Outra característica da nova televisão é que o que faz sucesso é ser autoral. O que antes era temido, agora é o sucesso. O novo lema é “Ame-me ou ignore-me”. Ninguém é mais obrigado a odiar nada, pois num mundo sem grade fixa, só entra em sua televisão o que você clicar. E a autoria se torna a marca de estilo, o que realmente é o diferencial para conquistar fãs.
Veja o desafio de fazer uma nova temporada de uma série antiga. Imagine-se fazendo a nova temporada de “Twin Peaks”, 30 anos depois. É uma radicalização do desafio que qualquer seriado passa em sua nova temporada. Resumindo: um seriado tem que ser totalmente diferente, sendo sempre a mesma coisa.
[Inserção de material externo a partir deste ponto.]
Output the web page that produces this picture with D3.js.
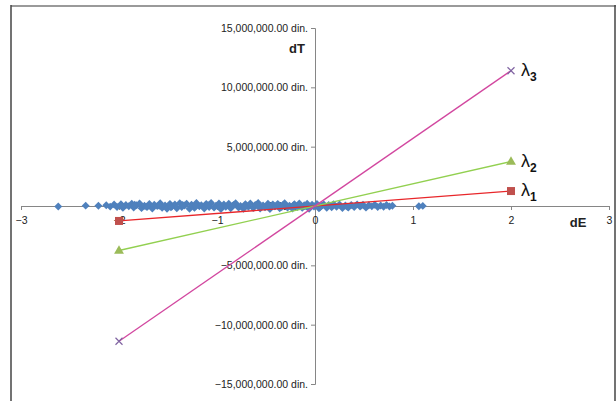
<!DOCTYPE html>
<html>
<head>
<meta charset="utf-8">
<script src="https://cdn.jsdelivr.net/npm/d3@7"></script>
<style>
  body { margin: 0; background: #fff; }
  svg text { font-family: "Liberation Sans", Arial, sans-serif; }
</style>
</head>
<body>
<div id="vizArea"></div>
<script>
var w = 616
var h = 401

// DATA ********************************
// scatter cloud of observations (dE, dT)
var scatterDE = [-2.62,-2.34,-2.21,-2.13,-2.09,-2.05,-2.02,-1.98,-1.96,-1.93,
    -1.9,-1.87,-1.85,-1.82,-1.79,-1.77,-1.74,-1.71,-1.69,-1.66,
    -1.64,-1.61,-1.58,-1.56,-1.53,-1.51,-1.48,-1.46,-1.43,-1.41,
    -1.38,-1.36,-1.33,-1.31,-1.28,-1.26,-1.23,-1.21,-1.18,-1.16,
    -1.13,-1.11,-1.08,-1.06,-1.03,-1.01,-0.98,-0.96,-0.93,-0.91,
    -0.88,-0.86,-0.83,-0.81,-0.78,-0.76,-0.73,-0.71,-0.68,-0.66,
    -0.63,-0.61,-0.58,-0.56,-0.53,-0.51,-0.48,-0.46,-0.43,-0.41,
    -0.38,-0.36,-0.33,-0.31,-0.28,-0.26,-0.23,-0.21,-0.18,-0.16,
    -0.13,-0.11,-0.08,-0.06,-0.03,-0.01,0.02,0.04,0.07,0.09,
    0.12,0.14,0.17,0.19,0.22,0.25,0.28,0.31,0.34,0.37,
    0.4,0.43,0.46,0.49,0.52,0.55,0.58,0.61,0.64,0.67,
    0.7,0.73,0.76,0.79,1.06,1.1,
    -1.97,-1.84,-1.72,-1.59,-1.47,-1.35,-1.22,-1.09,-0.97,-0.84,
    -0.72,-0.59,-0.47,-0.34,-0.22,-0.09,0.05,0.18,0.33,0.47]
// dT in thousands of din.
var scatterDT = [-40,30,20,60,-50,120,-90,150,-160,80,
    -20,190,-130,60,210,-180,20,-60,170,-220,
    100,-10,240,-150,50,-230,180,-40,130,-190,
    230,-90,40,200,-240,110,-160,260,-30,70,
    -210,180,-80,250,-140,30,210,-250,120,-60,
    190,-200,80,240,-120,10,-230,160,-70,220,
    -170,90,260,-210,40,-100,200,-250,140,-30,
    180,-190,70,230,-140,20,-220,150,-80,210,
    -160,60,190,-230,110,-40,170,-200,30,130,
    -150,80,-110,150,-60,120,-170,40,-130,90,
    -80,140,-50,100,-140,60,-30,110,-90,40,
    -60,80,-40,20,-20,10,
    -10,100,-70,20,-110,90,-20,60,-120,30,
    -60,110,0,-90,70,-30,-120,60,-70,30]

// eigen-direction lines, endpoints
var lambdaDE = [-2, 2]
var lambda1DT = [-1260000, 1260000]
var lambda2DT = [-3750000, 3750000]
var lambda3DT = [-11400000, 11400000]

var xTicks = [-3, -2, -1, 0, 1, 2, 3]
var yTicks = [-15000000, -10000000, -5000000, 0, 5000000, 10000000, 15000000]

// SET-UP ********************************
var svg = d3.select("#vizArea").append("svg")
    .attr("width", w)
    .attr("height", h);

// chart frame
svg.append("line").attr("x1", 11).attr("x2", w).attr("y1", 6).attr("y2", 6)
    .attr("stroke", "#9a9a9a").attr("stroke-width", 2);
svg.append("line").attr("x1", 11).attr("x2", 11).attr("y1", 5).attr("y2", h)
    .attr("stroke", "#444").attr("stroke-width", 1.5);
svg.append("line").attr("x1", 615).attr("x2", 615).attr("y1", 5).attr("y2", h)
    .attr("stroke", "#444").attr("stroke-width", 1.5);

var x = d3.scaleLinear().domain([-3, 3]).range([21, 609]);
var y = d3.scaleLinear().domain([-15000000, 15000000]).range([384, 28]);

var fmt = function(v){ return d3.format(",.2f")(v) + " din."; };

// y axis through x=0
var yAxis = svg.append("g")
    .attr("transform", "translate(" + x(0) + ",0)")
    .call(d3.axisLeft(y).tickValues(yTicks).tickSize(4).tickFormat(fmt));
yAxis.select(".domain").attr("stroke", "#868686");
yAxis.selectAll(".tick line").attr("stroke", "#868686");
yAxis.selectAll(".tick text").attr("font-size", 10.5).attr("fill", "#222")
    .attr("x", -7);

// x axis through y=0
var xAxis = svg.append("g")
    .attr("transform", "translate(0," + y(0) + ")")
    .call(d3.axisBottom(x).tickValues(xTicks).tickSize(4).tickSizeOuter(0).tickFormat(d3.format("d")));
xAxis.select(".domain").attr("stroke", "#868686");
xAxis.selectAll(".tick line").attr("stroke", "#868686");
xAxis.selectAll(".tick text").attr("font-size", 10.5).attr("fill", "#222")
    .attr("y", 11);

// axis titles
svg.append("text").attr("x", 305).attr("y", 53).attr("text-anchor", "end")
    .attr("font-size", 13).attr("font-weight", "bold").attr("fill", "#222").text("dT");
svg.append("text").attr("x", 578).attr("y", 227).attr("text-anchor", "middle")
    .attr("font-size", 13).attr("font-weight", "bold").attr("fill", "#222").text("dE");

// scatter
var points = scatterDE.map(function(d, i){ return {dE: d, dT: scatterDT[i] * 1000}; });
svg.append("g").selectAll("path")
    .data(points)
    .enter()
    .append("path")
    .attr("d", d3.symbol().type(d3.symbolDiamond2).size(40))
    .attr("transform", function(d){ return "translate(" + x(d.dE) + "," + y(d.dT) + ")"; })
    .attr("fill", "#4f81bd");

// lines
var series = [
    {name: "1", dT: lambda1DT, line: "#e8262a", mark: "#c0504d", sym: "square"},
    {name: "2", dT: lambda2DT, line: "#92d050", mark: "#9bbb59", sym: "triangle"},
    {name: "3", dT: lambda3DT, line: "#d2479f", mark: "#8064a2", sym: "cross"}
];

var lineGen = d3.line()
    .x(function(d){ return x(d[0]); })
    .y(function(d){ return y(d[1]); });

series.forEach(function(s){
    var pts = lambdaDE.map(function(d, i){ return [d, s.dT[i]]; });
    svg.append("path").datum(pts)
        .attr("d", lineGen)
        .attr("fill", "none")
        .attr("stroke", s.line)
        .attr("stroke-width", 1.3);

    var g = svg.append("g");
    pts.forEach(function(p){
        var px = x(p[0]), py = y(p[1]);
        if (s.sym == "square") {
            g.append("rect").attr("x", px - 4).attr("y", py - 4)
                .attr("width", 8).attr("height", 8).attr("fill", s.mark);
        } else if (s.sym == "triangle") {
            g.append("path")
                .attr("d", d3.symbol().type(d3.symbolTriangle).size(42))
                .attr("transform", "translate(" + px + "," + (py + 0.5) + ")")
                .attr("fill", s.mark);
        } else {
            g.append("path")
                .attr("d", "M-3.5,-3.5L3.5,3.5M-3.5,3.5L3.5,-3.5")
                .attr("transform", "translate(" + px + "," + py + ")")
                .attr("stroke", s.mark).attr("stroke-width", 1.2);
        }
    });

    // lambda label at upper end
    var lbl = svg.append("text")
        .attr("x", x(2) + 10)
        .attr("y", y(s.dT[1]) + 5)
        .attr("font-size", 18)
        .attr("fill", "#111");
    lbl.append("tspan").text("\u03bb");
    lbl.append("tspan").attr("dy", 5).attr("font-size", 12)
        .attr("font-weight", "bold").text(s.name);
});
</script>
</body>
</html>
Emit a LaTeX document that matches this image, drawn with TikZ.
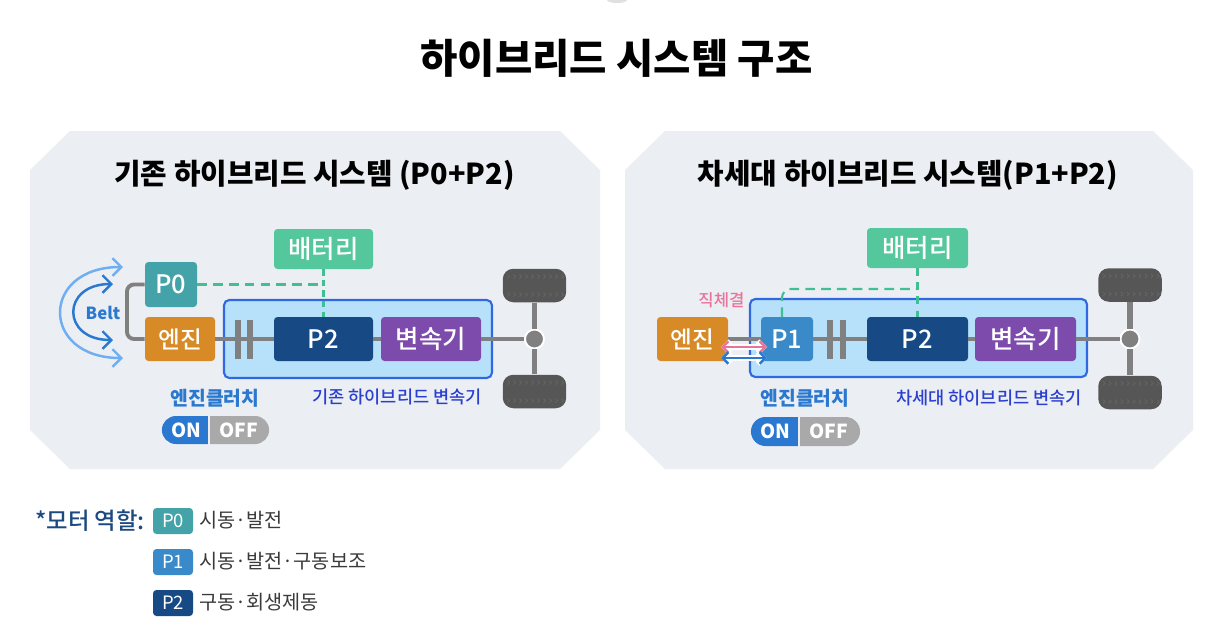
\documentclass[tikz,border=0pt]{standalone}
\usepackage{fontspec}
\setmainfont{Noto Sans CJK KR}
\newfontfamily\mediumfont{Noto Sans CJK KR Medium}
\usetikzlibrary{arrows.meta, shapes.misc}

\definecolor{panelbg}{HTML}{EBEFF4}
\definecolor{geartray}{HTML}{B7E1FB}
\definecolor{trayline}{HTML}{2F68E0}
\definecolor{pzero}{HTML}{44A3A8}
\definecolor{pone}{HTML}{3A8AC9}
\definecolor{ptwo}{HTML}{174A85}
\definecolor{engine}{HTML}{D78A25}
\definecolor{battery}{HTML}{55C79C}
\definecolor{linkgreen}{HTML}{3FBF92}
\definecolor{gearbox}{HTML}{7C4BAC}
\definecolor{shaftgray}{HTML}{808080}
\definecolor{clutchblue}{HTML}{2A78D0}
\definecolor{traytext}{HTML}{2B3FCF}
\definecolor{offgray}{HTML}{A9A9A9}
\definecolor{pinkline}{HTML}{E8749A}
\definecolor{lightbelt}{HTML}{6FAEF0}
\definecolor{tyre}{HTML}{565656}
\definecolor{tread}{HTML}{646464}
\definecolor{legendtext}{HTML}{3A3A3A}
\definecolor{legendhead}{HTML}{1C4A80}

\tikzset{
  box/.style={rectangle, rounded corners=2pt, text=white, inner sep=0pt, align=center},
  boxsize/.style 2 args={minimum width=#1*0.02cm, minimum height=#2*0.02cm},
  tray/.style={rectangle, draw=trayline, fill=geartray, line width=1.2pt, rounded corners=3pt},
  shaft/.style={draw=shaftgray, line width=2.2pt},
  link/.style={draw=linkgreen, line width=1.2pt, dash pattern=on 5.5pt off 3.5pt},
  uplink/.style={draw=linkgreen, line width=1.3pt, dash pattern=on 4.5pt off 3.5pt},
  thinlink/.style={draw=linkgreen, line width=1.25pt, dash pattern=on 3.5pt off 2.5pt},
  clutchbar/.style={rectangle, fill=shaftgray, inner sep=0pt, minimum width=0.12cm, minimum height=0.78cm},
  hub/.style={circle, fill=shaftgray, draw=white, line width=1.1pt, inner sep=0pt, minimum size=0.38cm},
  tyrebody/.style={rectangle, fill=tyre, rounded corners=6pt, inner sep=0pt, minimum width=1.27cm, minimum height=0.67cm},
  pill/.style={rounded rectangle, inner sep=0pt, text=white, font=\fontsize{11}{14}\bfseries},
  clutchlabel/.style={font=\fontsize{11}{13}\bfseries, text=clutchblue, inner sep=0pt},
  traylabel/.style={font=\fontsize{10}{12}\mediumfont, text=traytext, inner sep=0pt},
  chip/.style={box, boxsize={40}{26}, font=\fontsize{10.5}{12}\selectfont},
  legend/.style={font=\fontsize{11.2}{13}\selectfont, text=legendtext, inner sep=0pt, anchor=west},
  beltarrow/.style={{Straight Barb[length=5pt, width=10pt]}-{Straight Barb[length=5pt, width=10pt]}, line width=1.4pt},
  bothways/.style={{Straight Barb[length=3.2pt, width=6.5pt]}-{Straight Barb[length=3.2pt, width=6.5pt]}, line width=1.4pt},
  pics/tyrepic/.style={code={
    \node[tyrebody] (-body) at (0,0) {};
    \foreach \k in {-26,-20,...,28} {
      \draw[tread, line width=0.45pt] (\k-1,-11) -- (\k+1,-9) -- (\k-1,-7);
      \draw[tread, line width=0.45pt] (\k-1,7) -- (\k+1,9) -- (\k-1,11);
    }
  }}
}

\begin{document}
\begin{tikzpicture}[x=0.02cm, y=-0.02cm]
\useasboundingbox (0,0) rectangle (1232,640);
\fill[white] (0,0) rectangle (1232,640);
\fill[black!12] (617,0) ellipse (10 and 3);

% Title
\node[font=\fontsize{23.1}{28}\bfseries, inner sep=0pt] (title) at (616.5,58) {하이브리드 시스템 구조};

% Panels
\fill[panelbg] (70,131) -- (560,131) -- (600,170) -- (600,430) -- (560,469) -- (70,469) -- (30,430) -- (30,170) -- cycle;
\fill[panelbg] (665,131) -- (1153,131) -- (1193,170) -- (1193,430) -- (1153,469) -- (665,469) -- (625,430) -- (625,170) -- cycle;
\node[font=\fontsize{16.4}{20}\bfseries, inner sep=0pt] (ltitle) at (314.5,175) {기존 하이브리드 시스템 (P0+P2)};
\node[font=\fontsize{16.4}{20}\bfseries, inner sep=0pt] (rtitle) at (908,175) {차세대 하이브리드 시스템(P1+P2)};

% Left system
\node[tray, boxsize={268}{78}] (ltray) at (358,339) {};
\node[box, fill=battery, boxsize={99}{40}, font=\fontsize{14.5}{16}\mediumfont] (lbatt) at (323.5,249) {배터리};
\node[box, fill=pzero, boxsize={52}{45}, font=\fontsize{14.5}{16}\mediumfont] (p0) at (171,284.5) {P0};
\node[box, fill=engine, boxsize={70}{44}, font=\fontsize{13.5}{16}\mediumfont] (lengine) at (180,339) {엔진};
\node[box, fill=ptwo, boxsize={99}{44}, font=\fontsize{14.5}{16}\mediumfont] (lp2) at (323.5,339) {P2};
\node[box, fill=gearbox, boxsize={100}{44}, font=\fontsize{14.5}{16}\mediumfont] (lgear) at (431,339) {변속기};
\node[hub] (lhub) at (534.5,339) {};
\pic (ltop) at (534.5,285.5) {tyrepic};
\pic (lbot) at (534.5,391.5) {tyrepic};
\coordinate (lbend) at (127,339);
\coordinate (lcorner) at (323.5,284.5);

\draw[shaft] (lengine.east) -- (lp2.west);
\draw[shaft] (lp2.east) -- (lgear.west);
\draw[shaft] (lgear.east) -- (lhub.west);
\draw[shaft, line width=3pt] (ltop-body.south) -- (lhub.north);
\draw[shaft, line width=3pt] (lhub.south) -- (lbot-body.north);
\draw[shaft, rounded corners=4pt] (p0.west) -| (lbend) -- (lengine.west);
\draw[link] (p0.east) -- (lcorner);
\draw[thinlink] (lbatt.south) -- (lp2.north);
\node[clutchbar] (lbar1) at (238,339) {};
\node[clutchbar] (lbar2) at (250,339) {};

% Belt
\coordinate (lighta) at (123,267);
\coordinate (lightb) at (123,358);
\coordinate (darka) at (113,284);
\coordinate (darkb) at (113,340);
\draw[beltarrow, draw=lightbelt] (lightb) .. controls (40,358) and (40,267) .. (lighta);
\draw[beltarrow, draw=clutchblue] (darkb) .. controls (61,340) and (61,284) .. (darka);
\node[font=\fontsize{9.5}{11}\bfseries, text=clutchblue, inner sep=0pt] (belt) at (103,313) {Belt};

\node[clutchlabel] (lclutch) at (215,398) {엔진클러치};
\node[traylabel] (ltraytext) at (397,397) {기존 하이브리드 변속기};
\node[pill, fill=clutchblue, rounded rectangle right arc=none, boxsize={46}{28}] (lon) at (186,430) {ON};
\node[pill, fill=offgray, rounded rectangle left arc=none, boxsize={59}{28}] (loff) at (238.5,430) {OFF};

% Right system
\node[tray, boxsize={337}{78}] (rtray) at (918.5,338) {};
\node[box, fill=battery, boxsize={101}{40}, font=\fontsize{14.5}{16}\mediumfont] (rbatt) at (917.5,248) {배터리};
\node[box, fill=engine, boxsize={71}{44}, font=\fontsize{13.5}{16}\mediumfont] (rengine) at (692.5,339) {엔진};
\node[box, fill=pone, boxsize={52}{44}, font=\fontsize{14.5}{16}\mediumfont] (p1) at (787,339) {P1};
\node[box, fill=ptwo, boxsize={101}{44}, font=\fontsize{14.5}{16}\mediumfont] (rp2) at (917.5,339) {P2};
\node[box, fill=gearbox, boxsize={101}{44}, font=\fontsize{14.5}{16}\mediumfont] (rgear) at (1025.5,339) {변속기};
\node[hub] (rhub) at (1130,339) {};
\pic (rtop) at (1130,285) {tyrepic};
\pic (rbot) at (1130,392.5) {tyrepic};
\coordinate (rturn) at (782,289);
\coordinate (rcorner) at (917.5,289);
\coordinate (p1top) at (782,317);

\draw[shaft] (rengine.east) -- (p1.west);
\draw[shaft] (p1.east) -- (rp2.west);
\draw[shaft] (rp2.east) -- (rgear.west);
\draw[shaft] (rgear.east) -- (rhub.west);
\draw[shaft, line width=3pt] (rtop-body.south) -- (rhub.north);
\draw[shaft, line width=3pt] (rhub.south) -- (rbot-body.north);
\draw[uplink] (rbatt.south) -- (rp2.north);
\draw[link, rounded corners=5pt] (p1top) -- (rturn) -- (rcorner);
\node[clutchbar] (rbar1) at (830,339) {};
\node[clutchbar] (rbar2) at (843,339) {};

% Direct coupling
\coordinate (pinka) at (721,347);
\coordinate (pinkb) at (767,347);
\coordinate (bluea) at (721,358);
\coordinate (blueb) at (767,358);
\draw[bothways, draw=white, line width=3pt] (pinka) -- (pinkb);
\draw[bothways, draw=white, line width=3pt] (bluea) -- (blueb);
\draw[bothways, draw=pinkline] (pinka) -- (pinkb);
\draw[bothways, draw=clutchblue] (bluea) -- (blueb);
\node[font=\fontsize{9.5}{11}\mediumfont, text=pinkline, inner sep=0pt] (direct) at (721.5,300) {직체결};

\node[clutchlabel] (rclutch) at (805,398) {엔진클러치};
\node[traylabel] (rtraytext) at (989,398) {차세대 하이브리드 변속기};
\node[pill, fill=clutchblue, rounded rectangle right arc=none, boxsize={47}{29}] (ron) at (775.5,431.5) {ON};
\node[pill, fill=offgray, rounded rectangle left arc=none, boxsize={60}{29}] (roff) at (829,431.5) {OFF};

% Legend
\node[font=\fontsize{13.3}{15}\mediumfont, text=legendhead, inner sep=0pt, anchor=west] (legendhead) at (35,521) {*모터 역할:};
\node[chip, fill=pzero] (chip0) at (173,521) {P0};
\node[chip, fill=pone] (chip1) at (173,562) {P1};
\node[chip, fill=ptwo] (chip2) at (173,603) {P2};
\node[legend] (role0) at (199,520) {시동·발전};
\node[legend] (role1) at (199,561) {시동·발전·구동보조};
\node[legend] (role2) at (199,602) {구동·회생제동};

\end{tikzpicture}
\end{document}
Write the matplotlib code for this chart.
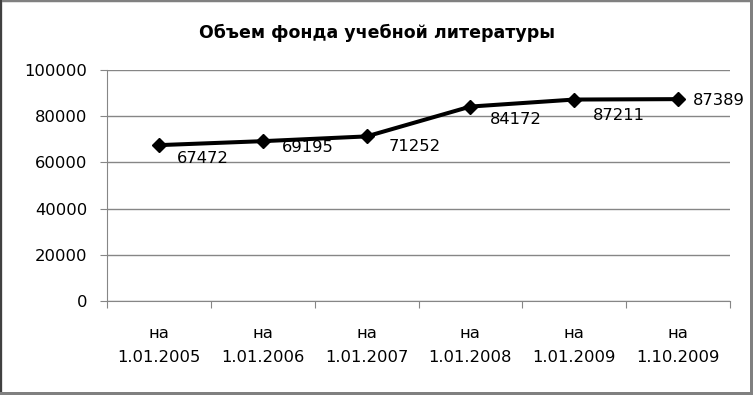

Ou seja, muda o enredo. Mas continua o tom e a estética da série. Isso é padrão de todas as séries. No caso de séries que voltarão a ser filmadas anos depois, isso se amplia. Pode até mudar os atores todos. E/ou eles terão outra idade. Mas o que tem que ser mantido é o que realmente fidelizou o público: o modo de contar a história. Sua forma. Sua estética no sentido mais puro: forma em relação com a recepção. Isso é o DNA da série. O desafio é manter a autoria.
Fica cada vez mais claro que o diferencial de uma série é a autoria. O estilo. A televisão começa a se sedimentar como uma arte de autores.
E, enquanto isso, no Brasil, ainda estamos discutindo a audiência de 0,5 ou 0,6 pontos dos canais por assinatura.
O fato é que nem sempre o capitalismo é realmente ágil.